Bilim, insanlığın evrenin gizemlerini anlama ve dünyayı daha iyi bir yer haline getirme çabalarının somutlaşmış halidir. Sistematik gözlem, deney ve mantıksal akıl yürütme yoluyla bilgi edinme süreci olan bilim, yüzyıllardır toplumların gelişimini ve ilerlemesini şekillendirmiştir. Dünyanın yuvarlak olduğunu keşfetmekten, hastalıkları tedavi etmeye, uzaya yolculuk yapmaya kadar pek çok başarıya imza atan bilim, sürekli olarak gelişen ve genişleyen bir bilgi denizidir.
Bilimin temeli, merak ve sorgulama duygusuna dayanır. Doğada gözlemlediğimiz olayları anlamak ve açıklamak için sürekli yeni sorular sorar ve hipotezler geliştiririz. Bu hipotezleri test etmek için ise kontrollü deneyler yapar, verileri analiz eder ve sonuçları yorumlarız. Bilimsel yöntem, bu sistematik yaklaşımın temelini oluşturur ve sürekli kendini yenileyen ve geliştiren bir süreçtir. Yanlışlanabilirlik, bilimsel bir tezin en önemli özelliklerinden biridir; yani, bir teori yanlışlanabilir olmalı ve yeni bulgularla değiştirilebilmelidir. Bu, bilimin statik bir bilgi kümesi değil, sürekli gelişen ve değişen bir süreç olduğunu gösterir.

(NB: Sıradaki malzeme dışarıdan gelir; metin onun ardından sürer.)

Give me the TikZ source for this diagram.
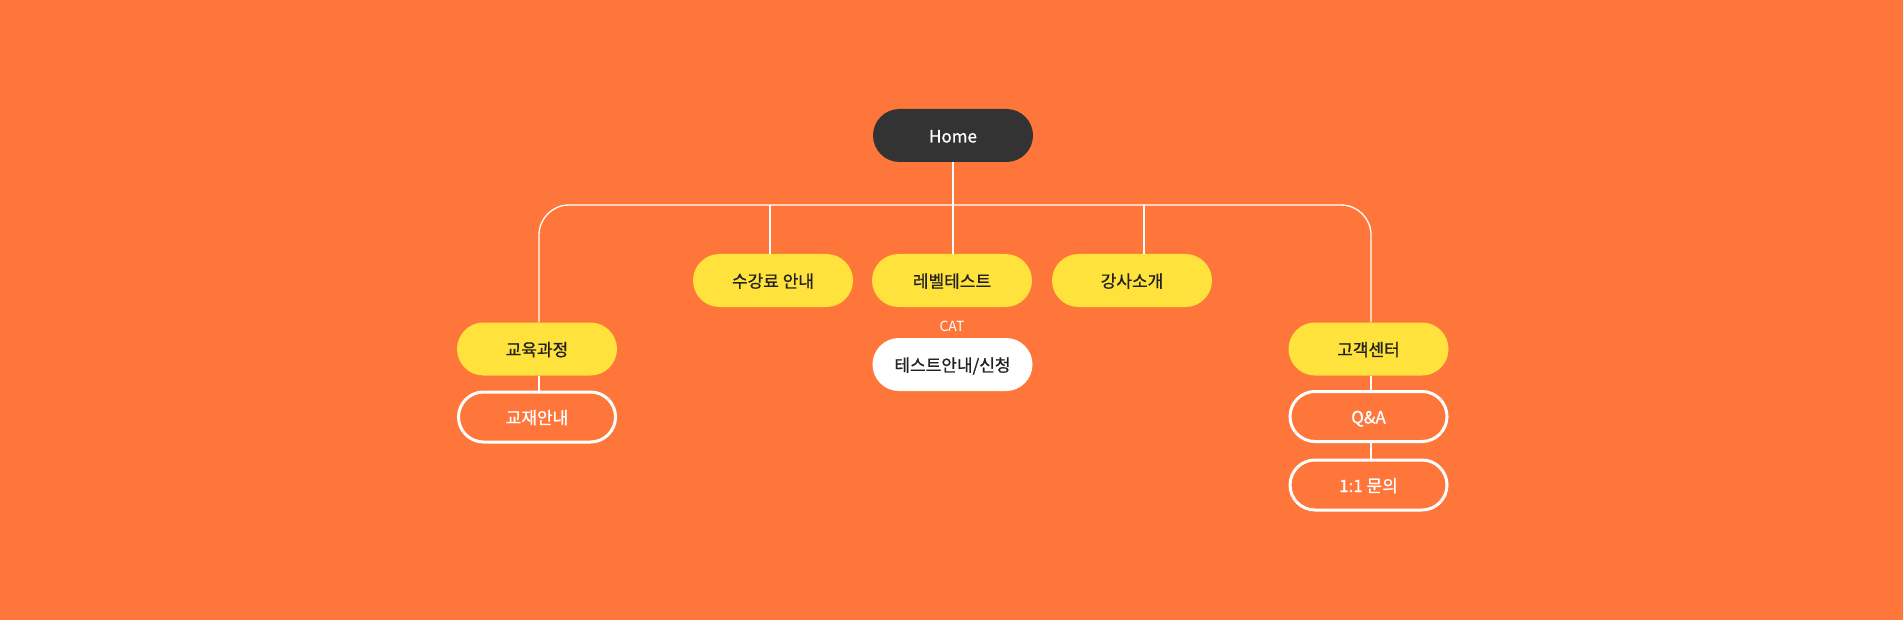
\documentclass[tikz,border=0pt]{standalone}
\usepackage{fontspec}
\setmainfont{Noto Sans CJK KR}
\newfontfamily\medfont{Noto Sans CJK KR}[FakeBold=0.9]
\definecolor{bgorange}{HTML}{FF763A}
\definecolor{boxyellow}{HTML}{FFE23B}
\definecolor{homedark}{HTML}{333333}
\definecolor{txtdark}{HTML}{222222}
\begin{document}
\begin{tikzpicture}[x=1pt,y=-1pt,
  pill/.style={rounded corners=26.5pt, minimum width=160pt, minimum height=53pt, inner sep=0pt, font=\medfont\fontsize{17}{20}\selectfont, anchor=center, text depth=0pt, text height=14pt},
  homebox/.style={pill, fill=homedark, text=white},
  ybox/.style={pill, fill=boxyellow, text=txtdark},
  wbox/.style={pill, fill=white, text=txtdark},
  obox/.style={pill, rounded corners=25pt, minimum width=157pt, minimum height=50pt, draw=white, line width=3pt, text=white},
  conn/.style={draw=white, line width=1.3pt}
]
\fill[bgorange] (0,0) rectangle (1903,620);
\useasboundingbox (0,0) rectangle (1903,620);

\node[homebox] (home) at (953,135.5) {Home};
\node[ybox] (sugang) at (773,280.5) {수강료 안내};
\node[ybox] (level) at (952,280.5) {레벨테스트};
\node[ybox] (gangsa) at (1132,280.5) {강사소개};
\node[ybox] (edu) at (537,349) {교육과정};
\node[obox] (book) at (537,417) {교재안내};
\node[text=white, font=\fontsize{14}{16}\selectfont, inner sep=0pt] (cat) at (952,326) {CAT};
\node[wbox] (test) at (952.5,364.5) {테스트안내/신청};
\node[ybox] (cust) at (1368.5,349) {고객센터};
\node[obox] (qa) at (1368.5,416.5) {Q\&A};
\node[obox] (one) at (1368.5,485) {1:1 문의};

\coordinate (barL) at (539,205);
\coordinate (barR) at (1371,205);
\coordinate (c2) at (770,205);
\coordinate (c4) at (1144,205);

\draw[conn, rounded corners=30pt] (edu.north -| barL) -- (barL) -- (barR) -- (cust.north -| barR);
\draw[conn] (home.south) -- (home.south |- barL);
\draw[conn] (c2) -- (c2 |- sugang.north);
\draw[conn] (home.south |- barL) -- (level.north -| home.south);
\draw[conn] (c4) -- (c4 |- gangsa.north);
\draw[conn] (edu.south -| barL) -- (book.north -| barL);
\draw[conn] (cust.south -| barR) -- (qa.north -| barR);
\draw[conn] (qa.south -| barR) -- (one.north -| barR);
\end{tikzpicture}
\end{document}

Bilim, birçok farklı disipline ayrılmıştır. Fizik, evrenin temel yapıtaşlarını ve etkileşimlerini incelerken, kimya maddenin özelliklerini ve dönüşümlerini inceler. Biyoloji, canlı organizmaları ve yaşam süreçlerini araştırırken, jeoloji yerküreyi ve tarihini inceler. Astronomi, gök cisimlerini ve evrenin yapısını incelerken, meteoroloji hava olaylarını araştırır. Bu disiplinler birbirleriyle sık sık etkileşime girer ve birbirlerini besler, daha kapsamlı bir anlayışa ulaşmamızı sağlar. Örneğin, astrobiyoloji, astronomi ve biyoloji prensiplerini birleştirerek evrende yaşamın olasılığını araştırır.

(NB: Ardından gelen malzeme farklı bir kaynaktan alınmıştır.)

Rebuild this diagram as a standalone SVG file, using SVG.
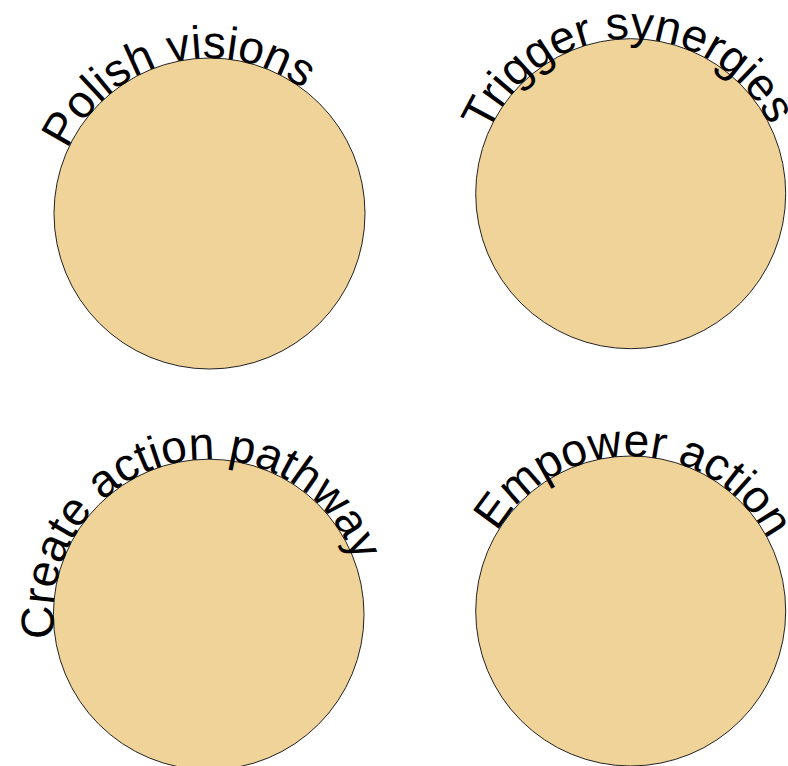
<svg xmlns="http://www.w3.org/2000/svg" xmlns:xlink="http://www.w3.org/1999/xlink" width="788" height="766" viewBox="0 0 788 766">
  <style>
    .node { fill: #f0d399; stroke: #222; stroke-width: 1; }
    .guide { fill: none; stroke: none; }
    .label { font-family: "Liberation Sans", Arial, sans-serif; font-size: 46px; fill: #000; }
  </style>
  <defs>
    <!-- Label baselines: full circles starting at the bottom point, running clockwise -->
    <path id="arc1" class="guide" d="M209.5,369 A155.5,155.5 0 1 1 209.5,58 A155.5,155.5 0 1 1 209.5,369"/>
    <path id="arc2" class="guide" d="M630.7,348.7 A155,155 0 1 1 630.7,38.7 A155,155 0 1 1 630.7,348.7"/>
    <path id="arc3" class="guide" d="M208.7,769.8 A155.3,155.3 0 1 1 208.7,459.2 A155.3,155.3 0 1 1 208.7,769.8"/>
    <path id="arc4" class="guide" d="M630.7,766 A155,155 0 1 1 630.7,456 A155,155 0 1 1 630.7,766"/>
  </defs>

  <g id="node-polish-visions">
    <circle class="node" cx="209.5" cy="213.5" r="155.5"/>
    <text class="label"><textPath xlink:href="#arc1" href="#arc1" startOffset="310">Polish visions</textPath></text>
  </g>

  <g id="node-trigger-synergies">
    <circle class="node" cx="630.7" cy="193.7" r="155"/>
    <text class="label"><textPath xlink:href="#arc2" href="#arc2" startOffset="306">Trigger synergies</textPath></text>
  </g>

  <g id="node-create-action-pathway">
    <circle class="node" cx="208.7" cy="614.5" r="155.3"/>
    <text class="label"><textPath xlink:href="#arc3" href="#arc3" startOffset="220">Create action pathway</textPath></text>
  </g>

  <g id="node-empower-action">
    <circle class="node" cx="630.7" cy="611" r="155"/>
    <text class="label"><textPath xlink:href="#arc4" href="#arc4" startOffset="326">Empower action</textPath></text>
  </g>

  <g id="connectors"></g>
</svg>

Bilimin ilerlemesi, teknolojik gelişmelere bağlıdır. Yeni teknolojilerin geliştirilmesi, bilim insanlarının daha önce erişilemeyen verileri toplamalarına ve analiz etmelerine olanak tanır. Örneğin, güçlü teleskoplar evrenin uzak köşelerini gözlemleme imkanı verirken, gelişmiş mikroskoplar hücrelerin ve moleküllerin ayrıntılı incelenmesini sağlar. Bu teknolojik gelişmeler, bilimsel keşifleri hızlandırır ve daha derinlemesine bir anlayış sağlar. Aynı zamanda, bilimsel keşifler yeni teknolojilerin geliştirilmesine yol açar, böylece bir geri besleme döngüsü oluşur.
Ancak, bilimin sınırları da vardır. Bazı olaylar, mevcut teknolojilerimiz ve anlayışımızla açıklanamayabilir. Evrenin başlangıcı ve kara deliklerin içinde neler olup bittiği gibi sorular, hala bilim insanlarını meşgul etmektedir. Ayrıca, bilimin etik ve ahlaki boyutları da göz ardı edilemez. Bilimsel gelişmelerin, toplum üzerinde olumlu veya olumsuz etkileri olabilir ve bu etkilerin öngörülmesi ve yönetilmesi büyük önem taşır. Genetik mühendisliği, yapay zeka ve nükleer enerji gibi konularda etik tartışmaların yapılması ve bilimsel gelişmelerin toplumsal faydaya yönlendirilmesi gerekmektedir.
Sonuç olarak, bilim, insanlığın evren ve doğa hakkındaki anlayışını sürekli olarak geliştiren ve genişleten dinamik bir süreçtir. Merak, sorgulama ve sistematik araştırma yoluyla, evrenin gizemlerini çözmeye, yeni teknolojiler geliştirmeye ve insanlığın yaşam kalitesini yükseltmeye çalışır. Ancak, bilimin sınırlarını ve etik boyutlarını da göz önünde bulundurarak, sorumlu ve etik bir şekilde ilerlememiz gerekmektedir. Bilimsel keşifler, insanlığın geleceğini şekillendirecek ve bizi daha iyi bir dünyaya götürecektir. Bu yolculuk, sürekli bir öğrenme ve keşif sürecidir ve bu sürece katkıda bulunmak insanlığın en büyük sorumluluklarından biridir.